There is a new effort underway to adequately address some of the issues. The NEA, Nuclear Energy Agency, which is a specialized agency under OECD, Organization for Economic Co-Operation and Development, has formed a group called CADAK, Cable Aging Data and Knowledge. Their first meeting was held November 21-23, 2011. Their goals are to establish the technical basis for assessing the qualified life of electrical cables in light of the uncertainties identified following the initial qualification testing; estimate the remaining qualified lifetime of cables and available margins; and update and benchmark data of various cable condition monitoring techniques used in nuclear power plants adopted by various countries. The NRC is participating and plans to use information gained under this program to improve cable condition monitoring. The CADAK project is expected to continue through 2014.
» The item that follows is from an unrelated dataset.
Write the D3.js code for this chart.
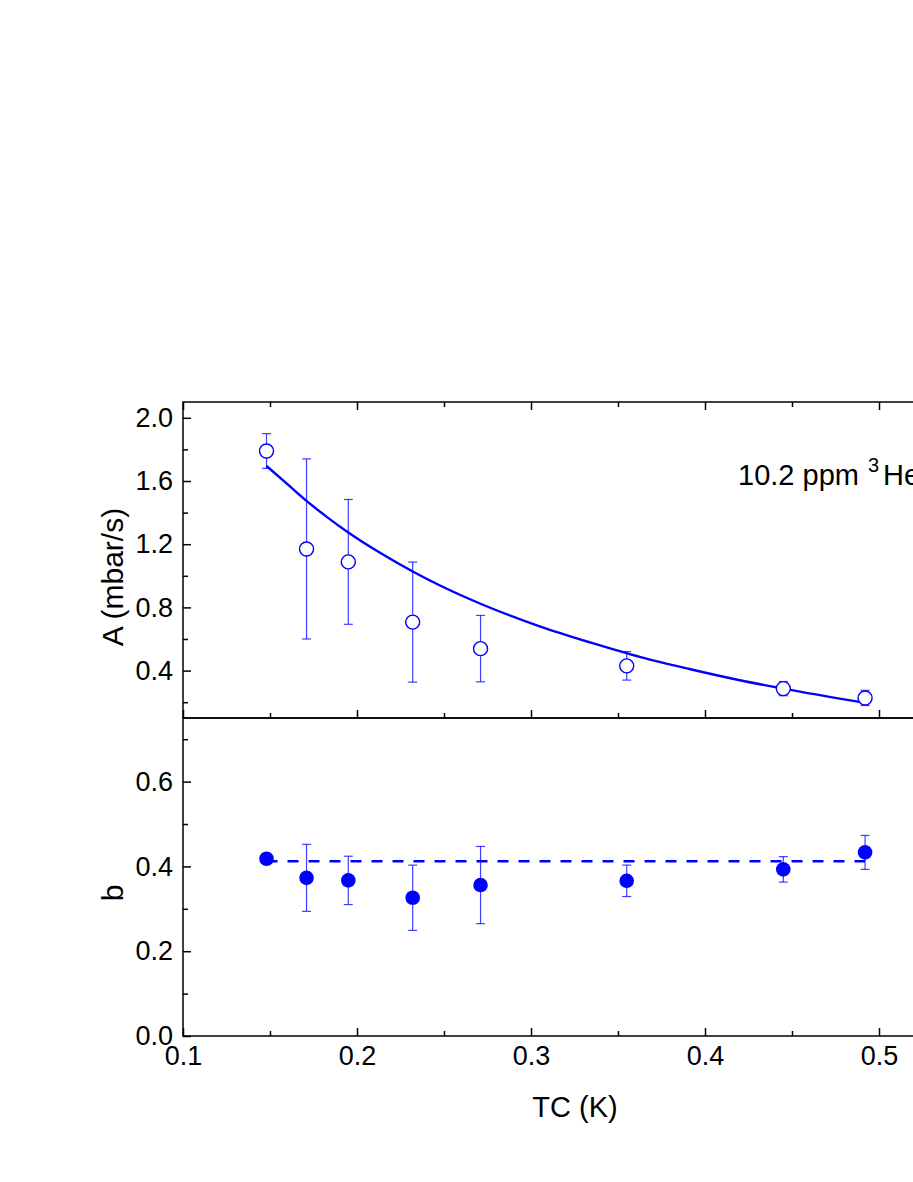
<!DOCTYPE html>
<html>
<head>
  <meta charset="utf-8">
  <script src="https://d3js.org/d3.v7.min.js"></script>
  <style>
    body {
      margin: 0;
      background-color: #fff;
      font-family: "Liberation Sans", Arial, sans-serif;
    }
    .axis line { stroke: #000; stroke-width: 1.5; }
    .axis path { display: none; }
    .axis text { font-size: 27px; fill: #000; font-family: "Liberation Sans", Arial, sans-serif; }
    .frame { fill: none; stroke: #000; stroke-width: 1.5; }
    .err { stroke: #0000ff; stroke-width: 1.2; opacity: 0.75; }
  </style>
</head>
<body>
<script>
// measured points (TC in K)
var tc   = [0.148, 0.171, 0.195, 0.232, 0.271, 0.355, 0.445, 0.492];
var aVal = [1.79, 1.17, 1.088, 0.707, 0.539, 0.43, 0.286, 0.227];
var aErr = [0.11, 0.57, 0.395, 0.38, 0.21, 0.09, 0.045, 0.048];
var bVal = [0.418, 0.373, 0.367, 0.326, 0.356, 0.366, 0.393, 0.433];
var bErr = [0.008, 0.079, 0.057, 0.077, 0.091, 0.037, 0.03, 0.04];

// fit curve for A
var fitT = [0.148, 0.16, 0.171, 0.183, 0.195, 0.213, 0.232, 0.248, 0.271, 0.305, 0.334, 0.363, 0.391, 0.42, 0.445, 0.492];
var fitA = [1.695, 1.58, 1.474, 1.37, 1.274, 1.147, 1.027, 0.937, 0.823, 0.68, 0.578, 0.485, 0.41, 0.339, 0.286, 0.196];

// mean of b
var bMean = 0.412;

var xTicks = [0.1, 0.2, 0.3, 0.4, 0.5];
var xMinor = [0.15, 0.25, 0.35, 0.45, 0.55];
var aTicks = [0.4, 0.8, 1.2, 1.6, 2.0];
var aMinor = [0.2, 0.6, 1.0, 1.4, 1.8];
var bTicks = [0.0, 0.2, 0.4, 0.6];
var bMinor = [0.1, 0.3, 0.5, 0.7];

var W = 913, H = 1182;
var left = 183, right = 966, topY = 402, midY = 718, botY = 1036;

var svg = d3.select("body").append("svg")
    .attr("width", W)
    .attr("height", H);

var x = d3.scaleLinear().domain([0.1, 0.55]).range([left, right]);
var yA = d3.scaleLinear().domain([0.1, 2.1]).range([midY, topY]);
var yB = d3.scaleLinear().domain([0, 0.75]).range([botY, midY]);

var fmt = d3.format(".1f");

// frames
svg.append("rect").attr("class", "frame")
    .attr("x", left).attr("y", topY)
    .attr("width", right - left).attr("height", midY - topY);
svg.append("rect").attr("class", "frame")
    .attr("x", left).attr("y", midY)
    .attr("width", right - left).attr("height", botY - midY);

function addAxis(axis, tx, ty) {
  svg.append("g").attr("class", "axis")
      .attr("transform", "translate(" + tx + "," + ty + ")")
      .call(axis);
}

// top panel axes (ticks inward)
addAxis(d3.axisLeft(yA).tickValues(aTicks).tickSize(-8).tickPadding(10).tickFormat(fmt), left, 0);
addAxis(d3.axisLeft(yA).tickValues(aMinor).tickSize(-5).tickFormat(""), left, 0);
addAxis(d3.axisTop(x).tickValues(xTicks).tickSize(-8).tickFormat(""), 0, topY);
addAxis(d3.axisTop(x).tickValues(xMinor).tickSize(-5).tickFormat(""), 0, topY);
addAxis(d3.axisBottom(x).tickValues(xTicks).tickSize(-8).tickFormat(""), 0, midY);
addAxis(d3.axisBottom(x).tickValues(xMinor).tickSize(-5).tickFormat(""), 0, midY);

// bottom panel axes
addAxis(d3.axisLeft(yB).tickValues(bTicks).tickSize(-8).tickPadding(10).tickFormat(fmt), left, 0);
addAxis(d3.axisLeft(yB).tickValues(bMinor).tickSize(-5).tickFormat(""), left, 0);
addAxis(d3.axisBottom(x).tickValues(xTicks).tickSize(-8).tickPadding(10).tickFormat(fmt), 0, botY);
addAxis(d3.axisBottom(x).tickValues(xMinor).tickSize(-5).tickFormat(""), 0, botY);

// axis titles
svg.append("text")
    .attr("transform", "translate(123,577) rotate(-90)")
    .attr("text-anchor", "middle")
    .style("font-size", "30px")
    .text("A (mbar/s)");
svg.append("text")
    .attr("transform", "translate(123,893) rotate(-90)")
    .attr("text-anchor", "middle")
    .style("font-size", "30px")
    .text("b");
svg.append("text")
    .attr("x", 575)
    .attr("y", 1117)
    .attr("text-anchor", "middle")
    .style("font-size", "29px")
    .text("TC (K)");

// annotation
var note = svg.append("text")
    .attr("x", 738)
    .attr("y", 485)
    .style("font-size", "29px");
note.append("tspan").text("10.2 ppm");
note.append("tspan").attr("dx", 9).attr("dy", -13).style("font-size", "20px").text("3");
note.append("tspan").attr("dx", 4).attr("dy", 13).text("He");

var idx = d3.range(tc.length);

// ---- top panel: A ----
var fitLine = d3.line()
    .x(function (i) { return x(fitT[i]); })
    .y(function (i) { return yA(fitA[i]); })
    .curve(d3.curveMonotoneX);
svg.append("path")
    .datum(d3.range(fitT.length))
    .attr("d", fitLine)
    .attr("fill", "none")
    .attr("stroke", "#0000ff")
    .attr("stroke-width", 2.4);

function errorBars(vals, errs, yScale) {
  var g = svg.append("g");
  g.selectAll(".ev").data(idx).enter().append("line")
      .attr("class", "err")
      .attr("x1", function (i) { return x(tc[i]); })
      .attr("x2", function (i) { return x(tc[i]); })
      .attr("y1", function (i) { return yScale(vals[i] - errs[i]); })
      .attr("y2", function (i) { return yScale(vals[i] + errs[i]); });
  [1, -1].forEach(function (s) {
    g.selectAll(".cap" + s).data(idx).enter().append("line")
        .attr("class", "err")
        .attr("x1", function (i) { return x(tc[i]) - 4.5; })
        .attr("x2", function (i) { return x(tc[i]) + 4.5; })
        .attr("y1", function (i) { return yScale(vals[i] + s * errs[i]); })
        .attr("y2", function (i) { return yScale(vals[i] + s * errs[i]); });
  });
}

errorBars(aVal, aErr, yA);
svg.selectAll(".openPt").data(idx).enter().append("circle")
    .attr("cx", function (i) { return x(tc[i]); })
    .attr("cy", function (i) { return yA(aVal[i]); })
    .attr("r", 7)
    .attr("fill", "#fff")
    .attr("stroke", "#0000ff")
    .attr("stroke-width", 1.4);

// ---- bottom panel: b ----
svg.append("line")
    .attr("x1", x(tc[0]))
    .attr("x2", x(tc[tc.length - 1]))
    .attr("y1", yB(bMean))
    .attr("y2", yB(bMean))
    .attr("stroke", "#0000ff")
    .attr("stroke-width", 2.6)
    .attr("stroke-dasharray", "11,10");

errorBars(bVal, bErr, yB);
svg.selectAll(".fullPt").data(idx).enter().append("circle")
    .attr("cx", function (i) { return x(tc[i]); })
    .attr("cy", function (i) { return yB(bVal[i]); })
    .attr("r", 7.3)
    .attr("fill", "#0000ff");
</script>
</body>
</html>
Prior to 2014 it would be prudent for utilities to consider some form of a cable aging program. To develop a cable program it is necessary to focus on a reduced set of key cables to be monitored. Next a method for field testing needs to be defined and finally test results recorded and trended. The intent is not to monitor all cables within a plant but to look at those which are important and potentially subjected to environmental stresses. The list of cables for such a program is typically developed by selecting cables in known harsh environments followed by plant walk downs to try and uncover areas where unexpected conditions may occur. Numerous techniques are available for field testing including Tan δ, partial discharge and a variety of time and frequency domain reflectometry. Trending and analyzing cable performance and testing will necessitate some form of a data base.
The NRC issued in June of 2010 a draft regulatory guide, DG-1240, “Condition Monitoring Program for Electric Cables used in Nuclear Power Plants”. That draft regulatory guide establishes a foundation for a program and will more than likely be revised or issued formally based on the CADAK study.